San Juan County Commission Chairman Calvin Black defended himself against charges of racism recently leveled against him by the southern Utah county's lone Navajo commissioner.

Black spoke to students at the University of Utah's Hinckley Institute of Politics Thursday on his 22 years of serving "all the people of San Juan County."Three weeks ago, however, San Juan County Commissioner Mark Maryboy, a Navajo Indian, also spoke at the Hinckley Institute and said said that Black and fellow commissioner Ty Lewis discriminated against the county's 5,500 Navajos.

Maryboy charged that Black and the county only spent 10 percent of the county's budget on services to Navajos in the past 10 years.

But Black said on Thursday that he "categorically" denies Maryboy's charges.

"Mark Maryboy spoke at his forum a few weeks ago and said he was raised to hate whites and that whites were the enemies," Black said. "I want to tell you that I was never taught to hate anyone."

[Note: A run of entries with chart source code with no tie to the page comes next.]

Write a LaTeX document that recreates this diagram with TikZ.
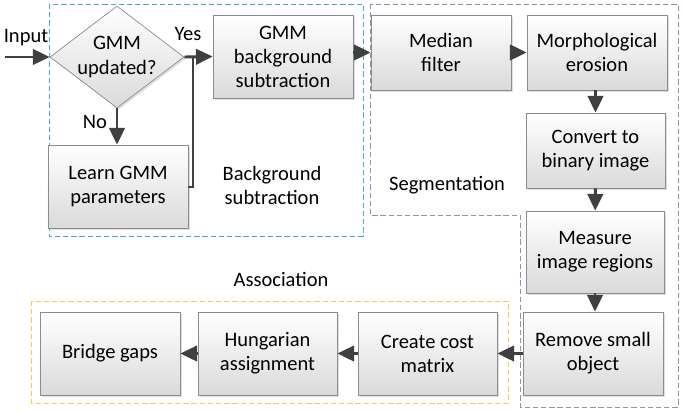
\documentclass[tikz,border=0pt]{standalone}
\usepackage{fontspec}
\setmainfont{Carlito}
\usetikzlibrary{shapes.geometric,arrows.meta,shadows}
\definecolor{arrgray}{HTML}{404040}
\definecolor{boxedge}{HTML}{8C8C8C}
\definecolor{boxfill}{HTML}{DADADA}
\definecolor{bgblue}{HTML}{4BACC6}
\definecolor{segpurple}{HTML}{9A8CB8}
\definecolor{assocyellow}{HTML}{F2CC4A}

\begin{document}
\begin{tikzpicture}[x=0.03cm, y=0.03cm]
\tikzset{ >={Triangle[length=0.5cm,width=0.46cm]},
  txt/.style={font=\fontsize{17.5}{20.5}\selectfont, align=center, inner sep=0pt},
  box/.style={txt, draw=boxedge, line width=0.6pt, top color=white, bottom color=boxfill,
    minimum width=4.2cm, minimum height=2.49cm,
    drop shadow={opacity=0.25, shadow xshift=0.05cm, shadow yshift=-0.05cm}},
  lowbox/.style={box, minimum height=2.25cm},
  decision/.style={diamond, draw=boxedge, line width=0.6pt, top color=white, bottom color=boxfill,
    inner sep=0pt, minimum width=4.02cm, minimum height=3.06cm,
    drop shadow={opacity=0.25, shadow xshift=0.05cm, shadow yshift=-0.05cm}},
  arr/.style={->, draw=arrgray, line width=2.5pt},
  link/.style={draw=arrgray, line width=2.5pt},
  region/.style={line width=0.8pt, dash pattern=on 4.5pt off 2.5pt},
}

\useasboundingbox [fill=white] (0,0) rectangle (685,410);

%\draw [lightgray, dashed](0,0) grid[step=50] (685,410);

% regions
\draw [region, bgblue] (49,406) rectangle (363,174);
\draw [region, segpurple] (370,406) -- (370,195) -- (520,195) -- (520,3)
                          -- (678,3) -- (678,406) -- cycle;
\draw [region, assocyellow] (31,109) rectangle (508,7);

\node [decision] (gmmq) at (117,353) {};
\node [txt] (gmmqtxt) at (gmmq) {GMM\\updated?};

\node [box]    (gmmbg)   at (283,353.5) {GMM\\background\\subtraction};
\node [box]    (learn)   at (118,223.5) {Learn GMM\\parameters};
\node [lowbox] (median)  at (441,357.5) {Median\\filter};
\node [lowbox] (morph)   at (597,357.5) {Morphological\\erosion};
\node [lowbox, minimum width=4.17cm] (convert) at (595.5,259.5) {Convert to\\binary image};
\node [box, minimum width=4.14cm, minimum height=2.46cm] (measure) at (595,158) {Measure\\image regions};
\node [box]    (remove)  at (593,56.5)  {Remove small\\object};
\node [box, minimum width=4.17cm] (create) at (427.5,56.5) {Create cost\\matrix};
\node [box, minimum width=4.17cm] (hung)   at (267.5,56.5) {Hungarian\\assignment};
\node [box]    (bridge)  at (110,56.5)  {Bridge gaps};

\node [txt] (input) at (26,372) {Input};
\node [txt] (yes)   at (188,376) {Yes};
\node [txt] (no)    at (95,288)  {No};

\node [txt] (bgsub) at (272,225) {Background\\subtraction};
\node [txt] (seg)   at (447,225) {Segmentation};
\node [txt] (assoc) at (281,131) {Association};

\coordinate (in)   at (5,353);
\coordinate (join) at (193,353);

\draw [arr] (in) -- (gmmq.west);
\draw [arr] (gmmq.east) -- (gmmbg.west);
\draw [arr] (gmmq.south) -- (learn.north -| gmmq.south);
\draw [link] (learn.east |- 0,223) -| (join);
\draw [arr] (gmmbg.east |- median) -- (median.west);
\draw [arr] (median) -- (morph);
\draw [arr] (convert.north |- morph.south) -- (convert.north);
\draw [arr] (convert) -- (measure);
\draw [arr] (measure.south) -- (measure.south |- remove.north);
\draw [arr] (remove) -- (create);
\draw [arr] (create) -- (hung);
\draw [arr] (hung) -- (bridge);

\end{tikzpicture}
\end{document}
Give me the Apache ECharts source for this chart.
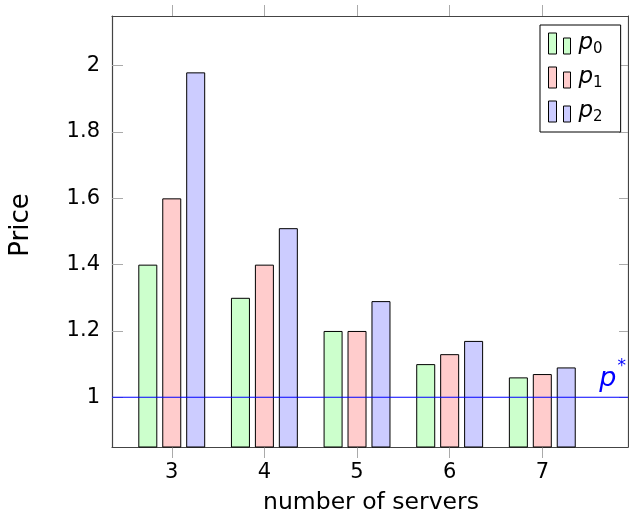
<!DOCTYPE html>
<html>
<head>
<meta charset="utf-8">
<script src="https://cdn.jsdelivr.net/npm/echarts@6/dist/echarts.min.js"></script>
<style>html,body{margin:0;padding:0;background:#fff}#c{width:629px;height:520px}</style>
</head>
<body>
<div id="c"></div>
<script>
const categories = [3, 4, 5, 6, 7];
const p0 = [1.4, 1.3, 1.2, 1.1, 1.06];
const p1 = [1.6, 1.4, 1.2, 1.13, 1.07];
const p2 = [1.98, 1.51, 1.29, 1.17, 1.09];
const yTicks = [1, 1.2, 1.4, 1.6, 1.8, 2];
const refPrice = 1;
const xMin = 2.355, xMax = 7.925;
const yMin = 0.85, yMax = 2.15;
const xTitle = 'number of servers';
const yTitle = 'Price';

const FONT = 'DejaVu Sans';
const BLUE = '#0000ff';
const chart = echarts.init(document.getElementById('c'), null, {renderer: 'canvas'});
const pairs = arr => categories.map((c, i) => [c, arr[i]]);
const refLine = [[xMin, refPrice], [xMax, refPrice]];
const lineC = '#444';
const tickC = '#aaa';

function barSeries(name, data, color) {
  return {
    name: name, type: 'bar', data: pairs(data),
    barWidth: 19, barGap: '26%',
    itemStyle: {color: color, borderColor: '#000', borderWidth: 1},
    emphasis: {disabled: true}
  };
}

chart.setOption({
  animation: false,
  textStyle: {fontFamily: FONT},
  grid: {left: 112, top: 16, right: 1, bottom: 73},
  graphic: [
    {type: 'text', x: 371, y: 503, silent: true,
     style: {text: xTitle, fontSize: 23.5, fontFamily: FONT, fill: '#000', align: 'center', verticalAlign: 'middle'}},
    {type: 'text', x: 21, y: 225, rotation: Math.PI / 2, silent: true,
     style: {text: yTitle, fontSize: 26, fontFamily: FONT, fill: '#000', align: 'center', verticalAlign: 'middle'}}
  ],
  legend: {
    orient: 'vertical', left: 540, top: 25,
    padding: [7, 18, 7, 8], itemGap: 9,
    itemWidth: 22, itemHeight: 21,
    borderColor: '#000', borderWidth: 1, backgroundColor: '#fff',
    icon: 'path://M0,0H8V21H0ZM15,5H22V21H15Z',
    itemStyle: {borderColor: '#000', borderWidth: 1},
    formatter: n => '{i|p}{s|' + n.slice(1) + '}',
    textStyle: {
      color: '#000', fontFamily: FONT,
      rich: {
        i: {fontStyle: 'italic', fontSize: 23, fontFamily: FONT, color: '#000', padding: [0, 0, 0, 3]},
        s: {fontSize: 15, fontFamily: FONT, color: '#000', verticalAlign: 'bottom', padding: [0, 0, -2, 0]}
      }
    },
    data: ['p0', 'p1', 'p2']
  },
  xAxis: [{
    type: 'value', min: xMin, max: xMax, position: 'bottom',
    axisLine: {show: true, onZero: false, lineStyle: {color: lineC, width: 1.2}},
    axisTick: {show: true, inside: false, length: 11, customValues: categories, lineStyle: {color: tickC}},
    axisLabel: {show: true, customValues: categories, margin: 15, fontSize: 21, color: '#000', fontFamily: FONT},
    splitLine: {show: false}
  }, {
    type: 'value', min: xMin, max: xMax, position: 'top',
    axisLine: {show: true, onZero: false, lineStyle: {color: lineC, width: 1.2}},
    axisTick: {show: true, inside: false, length: 11, customValues: categories, lineStyle: {color: tickC}},
    axisLabel: {show: false},
    splitLine: {show: false}
  }],
  yAxis: [{
    type: 'value', min: yMin, max: yMax, position: 'left',
    axisLine: {show: true, onZero: false, lineStyle: {color: lineC, width: 1.2}},
    axisTick: {show: true, inside: true, length: 11, customValues: yTicks, lineStyle: {color: tickC}},
    axisLabel: {show: true, customValues: yTicks, margin: 12, fontSize: 21, color: '#000', fontFamily: FONT,
      formatter: v => String(+v.toFixed(2))},
    splitLine: {show: false}
  }, {
    type: 'value', min: yMin, max: yMax, position: 'right',
    axisLine: {show: true, onZero: false, lineStyle: {color: lineC, width: 1.2}},
    axisTick: {show: true, inside: true, length: 9, customValues: yTicks, lineStyle: {color: tickC}},
    axisLabel: {show: false},
    splitLine: {show: false}
  }],
  series: [
    barSeries('p0', p0, '#ccffcc'),
    barSeries('p1', p1, '#ffcccc'),
    barSeries('p2', p2, '#ccccff'),
    {
      name: 'ref', type: 'line', data: refLine, z: 10, color: BLUE,
      showSymbol: false, symbol: 'none', silent: true,
      lineStyle: {color: BLUE, width: 1.2, type: 'solid'},
      emphasis: {disabled: true},
      markLine: {
        silent: true, symbol: 'none', animation: false,
        lineStyle: {width: 0, opacity: 1},
        label: {
          show: true, position: 'insideEndTop', distance: [2, 5],
          formatter: '{p|p}{s|*}',
          rich: {
            p: {fontStyle: 'italic', fontSize: 27, color: BLUE, fontFamily: FONT},
            s: {fontSize: 17, color: BLUE, fontFamily: FONT, verticalAlign: 'top', padding: [-7, 0, 0, 1]}
          }
        },
        data: [{yAxis: refPrice}]
      }
    }
  ]
});
</script>
</body>
</html>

Maryboy has complained frequently that San Juan County has failed to provide services for Navajos living on a portion of the Navajo Indian Reservation that extends into San Juan County in southeastern Utah.

Black said the 8,000-square-mile county is sparsely populated, particularly on the reservation, where a lack of roads and rough terrain mean Indian residents live few and far between.

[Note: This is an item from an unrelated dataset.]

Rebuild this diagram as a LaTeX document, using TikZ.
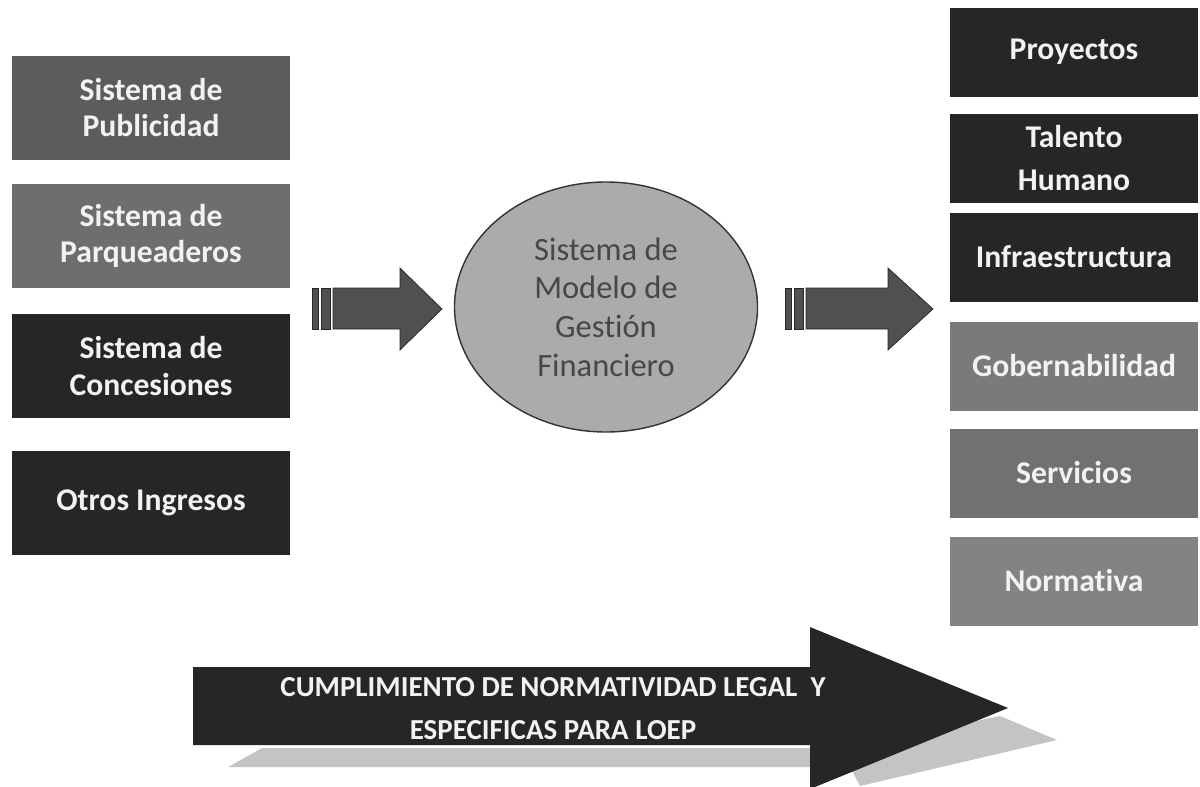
\documentclass[tikz,border=0pt]{standalone}
\usepackage{fontspec}
\setmainfont{Carlito}[Ligatures=NoCommon]
\usepackage{tikz}
\usetikzlibrary{shapes.geometric}

\definecolor{pubgray}{HTML}{5C5C5C}
\definecolor{parqgray}{HTML}{6E6E6E}
\definecolor{darkbox}{HTML}{262626}
\definecolor{govgray}{HTML}{7A7A7A}
\definecolor{servgray}{HTML}{717171}
\definecolor{normgray}{HTML}{838383}
\definecolor{ovalgray}{HTML}{ABABAB}
\definecolor{ovaltext}{HTML}{474747}
\definecolor{arrowgray}{HTML}{505050}
\definecolor{shadowgray}{HTML}{C4C4C4}

\begin{document}
\begin{tikzpicture}[x=0.2mm,y=-0.2mm]
   \useasboundingbox (0,0) rectangle (1200,786);
   \tikzstyle{inbox}=[rectangle, minimum width=5.54cm, minimum height=2.08cm, inner sep=0pt, text=white!95!black, align=center, font=\bfseries\fontsize{18}{20.5}\selectfont]
   \tikzstyle{outbox}=[rectangle, minimum width=4.96cm, minimum height=1.78cm, inner sep=0pt, text=white!95!black, align=center, font=\bfseries\fontsize{18}{20.5}\selectfont]
   \foreach \i/\y/\col/\txt in {1/108/pubgray/{Sistema de\\Publicidad},2/236/parqgray/{Sistema de\\Parqueaderos},3/366/darkbox/{Sistema de\\Concesiones},4/503/darkbox/{Otros Ingresos}} {
       \node[inbox, fill=\col] (in\i) at (151,\y) {\txt};
   }
   \node[ellipse, minimum width=6.06cm, minimum height=5cm, fill=ovalgray, draw=black!80, thick, text=ovaltext, align=center, font=\fontsize{18.5}{22}\selectfont] (modelo) at (606,307) {Sistema de\\Modelo de\\Gesti\'on\\Financiero};
   \foreach \i/\y/\col/\txt in {1/52/darkbox/{Proyectos},2/158/darkbox/{Talento\\[4pt]Humano},3/257/darkbox/{Infraestructura},4/366/govgray/{Gobernabilidad},5/473/servgray/{Servicios},6/581/normgray/{Normativa}} {
       \node[outbox, fill=\col] (out\i) at (1074,\y) {\txt};
   }
   \foreach \s/\h/\t in {312/400/442,785/888/933} {
       \filldraw[fill=arrowgray, draw=black!85] (\s,288) rectangle ++(6,41);
       \filldraw[fill=arrowgray, draw=black!85] (\s+9,288) rectangle ++(9,41);
       \filldraw[fill=arrowgray, draw=black!85] (\s+21,288) -- (\h,288) -- (\h,268) -- (\t,309) -- (\h,350) -- (\h,329) -- (\s+21,329) -- cycle;
   }
   \fill[shadowgray] (228,767) -- (262,748) -- (850,748) -- (1000,716) -- (1057,740) -- (860,786) -- (850,767) -- cycle;
   \fill[darkbox] (193,667) -- (810,667) -- (810,627) -- (1008,708) -- (810,789) -- (810,745) -- (193,745) -- cycle;
   \node[text=white!95!black, align=center, font=\bfseries\fontsize{16.5}{24.5}\selectfont] (norma) at (553,709) {CUMPLIMIENTO DE NORMATIVIDAD LEGAL~~Y\\ESPECIFICAS PARA LOEP};
\end{tikzpicture}
\end{document}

"That creates some very significant difficulties in providing service," Black said.

Still, the county has provided well for the county residents living on the reservation, Black said, noting the county has built roads on the reservation portion of the county amounting to 24 percent of county's road system.

Further, Black said, the county recently spent $6 million paving a road from Bluff to Montezuma Creek. Some of that money, however, came from state and federal sources, Black said.

Maryboy's racism charges were triggered by an audit conducted for plaintiffs in a lawsuit. The audit, conducted by Arthur Young and Co., found that over the past 10 years that the county spent only 10 percent of its budget on the Navajo Indian Reservation.

San Juan County recently released its own audit, showing that the county spent 26 percent of its budget last year on services for the reservation.